### Written request
Your task is to copy each line that has the word "this".

[Entries with chart source code]
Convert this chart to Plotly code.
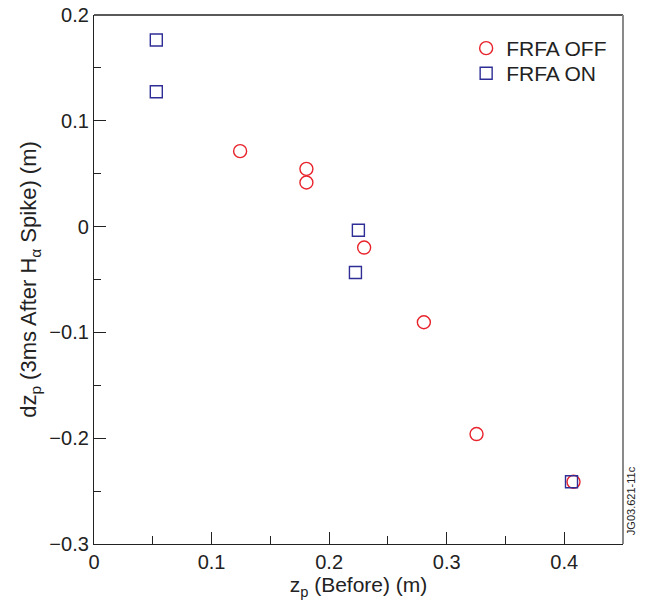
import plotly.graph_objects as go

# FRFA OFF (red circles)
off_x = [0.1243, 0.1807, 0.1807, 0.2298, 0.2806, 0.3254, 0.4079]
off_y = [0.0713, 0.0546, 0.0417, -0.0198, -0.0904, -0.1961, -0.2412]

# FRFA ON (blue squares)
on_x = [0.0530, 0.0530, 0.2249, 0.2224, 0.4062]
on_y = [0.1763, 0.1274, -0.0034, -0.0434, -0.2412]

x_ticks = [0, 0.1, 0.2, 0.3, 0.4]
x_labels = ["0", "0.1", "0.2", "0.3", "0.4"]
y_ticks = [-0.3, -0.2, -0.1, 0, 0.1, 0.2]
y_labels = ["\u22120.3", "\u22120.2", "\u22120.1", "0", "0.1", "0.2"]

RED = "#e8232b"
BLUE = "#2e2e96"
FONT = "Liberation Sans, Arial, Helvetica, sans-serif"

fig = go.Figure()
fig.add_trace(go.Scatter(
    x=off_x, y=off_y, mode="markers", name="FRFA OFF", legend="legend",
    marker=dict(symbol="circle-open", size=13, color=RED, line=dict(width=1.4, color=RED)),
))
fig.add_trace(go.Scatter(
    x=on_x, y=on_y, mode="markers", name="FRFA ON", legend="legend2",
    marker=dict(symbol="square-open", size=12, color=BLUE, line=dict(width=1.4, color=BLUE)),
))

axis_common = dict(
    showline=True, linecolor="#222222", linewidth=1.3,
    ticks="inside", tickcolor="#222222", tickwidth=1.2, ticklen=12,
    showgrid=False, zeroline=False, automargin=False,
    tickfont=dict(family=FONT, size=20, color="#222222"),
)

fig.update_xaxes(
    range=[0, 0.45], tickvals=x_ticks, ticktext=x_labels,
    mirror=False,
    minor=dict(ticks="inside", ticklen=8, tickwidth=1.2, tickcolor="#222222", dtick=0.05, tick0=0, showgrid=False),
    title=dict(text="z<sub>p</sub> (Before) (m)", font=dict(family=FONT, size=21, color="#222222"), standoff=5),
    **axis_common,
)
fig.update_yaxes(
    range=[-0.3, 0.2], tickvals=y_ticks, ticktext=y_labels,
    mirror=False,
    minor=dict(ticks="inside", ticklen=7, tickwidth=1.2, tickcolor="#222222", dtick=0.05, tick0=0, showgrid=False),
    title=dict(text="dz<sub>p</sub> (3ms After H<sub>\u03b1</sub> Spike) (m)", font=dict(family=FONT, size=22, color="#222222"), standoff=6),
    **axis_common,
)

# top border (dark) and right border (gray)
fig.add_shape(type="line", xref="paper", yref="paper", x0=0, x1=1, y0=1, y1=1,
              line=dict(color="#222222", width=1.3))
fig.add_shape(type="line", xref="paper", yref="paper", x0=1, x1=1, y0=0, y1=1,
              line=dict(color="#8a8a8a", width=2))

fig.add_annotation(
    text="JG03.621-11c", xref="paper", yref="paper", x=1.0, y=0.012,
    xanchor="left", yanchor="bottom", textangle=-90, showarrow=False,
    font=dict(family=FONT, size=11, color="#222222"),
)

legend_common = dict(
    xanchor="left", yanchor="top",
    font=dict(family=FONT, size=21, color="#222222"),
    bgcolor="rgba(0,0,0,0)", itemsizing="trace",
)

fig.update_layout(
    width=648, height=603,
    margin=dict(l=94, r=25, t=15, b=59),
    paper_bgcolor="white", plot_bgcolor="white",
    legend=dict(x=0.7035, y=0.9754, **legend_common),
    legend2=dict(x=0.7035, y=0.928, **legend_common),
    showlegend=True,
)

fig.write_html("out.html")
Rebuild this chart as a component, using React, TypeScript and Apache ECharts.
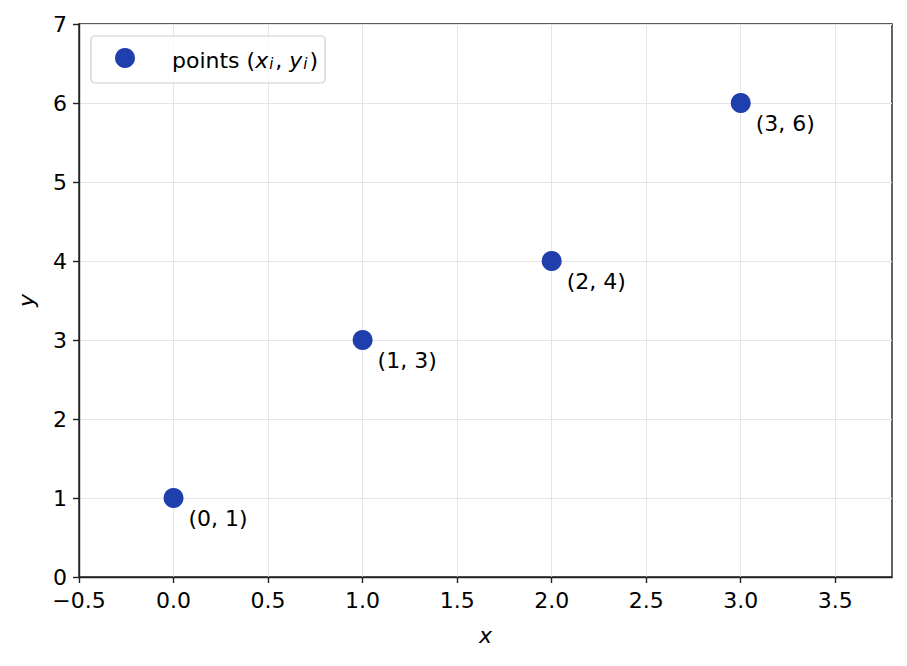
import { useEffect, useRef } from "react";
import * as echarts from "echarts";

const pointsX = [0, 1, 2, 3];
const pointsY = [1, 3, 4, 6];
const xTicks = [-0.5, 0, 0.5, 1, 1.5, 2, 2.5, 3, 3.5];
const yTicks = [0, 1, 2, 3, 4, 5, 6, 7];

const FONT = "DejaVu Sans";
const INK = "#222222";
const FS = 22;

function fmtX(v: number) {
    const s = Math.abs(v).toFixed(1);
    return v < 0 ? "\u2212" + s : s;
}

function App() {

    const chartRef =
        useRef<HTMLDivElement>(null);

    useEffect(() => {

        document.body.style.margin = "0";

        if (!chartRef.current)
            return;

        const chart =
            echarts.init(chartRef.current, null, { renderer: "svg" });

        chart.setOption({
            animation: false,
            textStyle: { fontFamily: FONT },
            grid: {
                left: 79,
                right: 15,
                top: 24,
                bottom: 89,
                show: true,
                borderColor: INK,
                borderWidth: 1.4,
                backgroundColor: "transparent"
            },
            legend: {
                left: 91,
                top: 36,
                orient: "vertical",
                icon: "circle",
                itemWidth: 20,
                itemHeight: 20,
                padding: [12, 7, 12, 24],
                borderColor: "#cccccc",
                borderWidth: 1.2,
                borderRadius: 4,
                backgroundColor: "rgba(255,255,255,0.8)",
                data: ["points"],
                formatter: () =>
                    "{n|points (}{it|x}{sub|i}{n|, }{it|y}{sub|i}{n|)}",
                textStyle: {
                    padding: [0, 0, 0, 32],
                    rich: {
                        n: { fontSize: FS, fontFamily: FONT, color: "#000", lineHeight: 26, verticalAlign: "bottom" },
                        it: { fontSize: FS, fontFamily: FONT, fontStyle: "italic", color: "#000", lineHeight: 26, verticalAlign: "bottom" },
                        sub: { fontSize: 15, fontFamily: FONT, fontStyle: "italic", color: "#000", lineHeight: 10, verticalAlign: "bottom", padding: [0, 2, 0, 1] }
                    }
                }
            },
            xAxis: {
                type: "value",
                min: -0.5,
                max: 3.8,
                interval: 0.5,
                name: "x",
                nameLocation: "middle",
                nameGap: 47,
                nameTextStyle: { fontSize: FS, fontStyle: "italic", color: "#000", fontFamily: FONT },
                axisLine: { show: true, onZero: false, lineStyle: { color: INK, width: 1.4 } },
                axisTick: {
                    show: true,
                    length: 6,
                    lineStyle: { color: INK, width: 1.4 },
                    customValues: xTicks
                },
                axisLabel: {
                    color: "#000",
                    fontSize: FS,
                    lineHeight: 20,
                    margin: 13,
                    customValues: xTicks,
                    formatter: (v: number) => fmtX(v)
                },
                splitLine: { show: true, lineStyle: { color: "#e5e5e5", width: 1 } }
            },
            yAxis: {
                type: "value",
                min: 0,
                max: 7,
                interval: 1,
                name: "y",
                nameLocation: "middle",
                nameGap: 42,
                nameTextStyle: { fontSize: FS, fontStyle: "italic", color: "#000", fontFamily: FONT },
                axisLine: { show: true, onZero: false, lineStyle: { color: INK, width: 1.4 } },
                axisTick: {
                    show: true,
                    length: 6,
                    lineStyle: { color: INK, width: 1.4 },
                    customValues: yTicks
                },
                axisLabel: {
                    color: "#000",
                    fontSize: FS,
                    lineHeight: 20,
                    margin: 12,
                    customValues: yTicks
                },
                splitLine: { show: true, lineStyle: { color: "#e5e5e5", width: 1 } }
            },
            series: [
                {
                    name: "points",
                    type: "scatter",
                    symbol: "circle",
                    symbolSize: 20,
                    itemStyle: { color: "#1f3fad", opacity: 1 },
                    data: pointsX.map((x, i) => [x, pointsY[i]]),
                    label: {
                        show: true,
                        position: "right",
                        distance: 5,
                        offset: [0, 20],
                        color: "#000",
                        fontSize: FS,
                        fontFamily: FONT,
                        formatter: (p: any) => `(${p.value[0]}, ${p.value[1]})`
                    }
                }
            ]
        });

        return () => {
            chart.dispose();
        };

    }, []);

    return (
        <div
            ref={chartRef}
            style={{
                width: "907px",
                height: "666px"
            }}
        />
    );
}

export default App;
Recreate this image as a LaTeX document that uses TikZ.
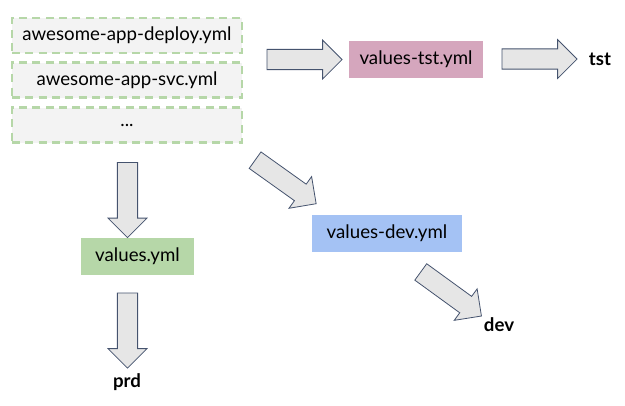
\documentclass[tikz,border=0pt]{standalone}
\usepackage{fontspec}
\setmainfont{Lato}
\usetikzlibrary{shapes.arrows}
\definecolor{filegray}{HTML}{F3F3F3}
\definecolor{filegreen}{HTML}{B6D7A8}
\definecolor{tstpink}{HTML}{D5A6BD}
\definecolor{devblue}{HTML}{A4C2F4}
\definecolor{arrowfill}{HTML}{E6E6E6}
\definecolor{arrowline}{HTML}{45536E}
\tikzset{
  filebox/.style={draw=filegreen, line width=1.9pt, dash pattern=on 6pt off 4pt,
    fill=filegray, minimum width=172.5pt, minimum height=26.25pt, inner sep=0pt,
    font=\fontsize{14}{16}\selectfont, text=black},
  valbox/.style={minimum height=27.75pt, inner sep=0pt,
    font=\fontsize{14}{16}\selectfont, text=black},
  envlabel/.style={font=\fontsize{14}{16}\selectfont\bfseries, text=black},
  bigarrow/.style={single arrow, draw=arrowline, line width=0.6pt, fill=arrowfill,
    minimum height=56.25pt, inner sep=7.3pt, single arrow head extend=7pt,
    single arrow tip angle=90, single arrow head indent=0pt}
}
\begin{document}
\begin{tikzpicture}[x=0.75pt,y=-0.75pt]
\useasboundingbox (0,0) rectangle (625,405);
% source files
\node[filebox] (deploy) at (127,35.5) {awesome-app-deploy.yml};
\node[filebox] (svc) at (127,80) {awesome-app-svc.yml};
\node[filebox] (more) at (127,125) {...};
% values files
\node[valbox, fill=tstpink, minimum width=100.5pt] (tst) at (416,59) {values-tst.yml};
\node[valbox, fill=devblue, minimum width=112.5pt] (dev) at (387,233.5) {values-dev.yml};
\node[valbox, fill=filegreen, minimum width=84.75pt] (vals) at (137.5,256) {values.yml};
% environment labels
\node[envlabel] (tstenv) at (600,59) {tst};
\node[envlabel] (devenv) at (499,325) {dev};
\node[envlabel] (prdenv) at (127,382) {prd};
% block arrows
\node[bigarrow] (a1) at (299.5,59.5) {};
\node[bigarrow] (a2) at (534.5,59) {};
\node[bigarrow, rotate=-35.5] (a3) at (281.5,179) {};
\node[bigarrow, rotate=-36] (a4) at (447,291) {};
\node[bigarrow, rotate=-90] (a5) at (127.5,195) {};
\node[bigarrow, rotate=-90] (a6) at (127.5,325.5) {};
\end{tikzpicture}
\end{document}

### Written answer
Convert this chart to Plotly code.
Rebuild this chart as a component, using React, TypeScript and Apache ECharts.
Recreate this image as a LaTeX document that uses TikZ.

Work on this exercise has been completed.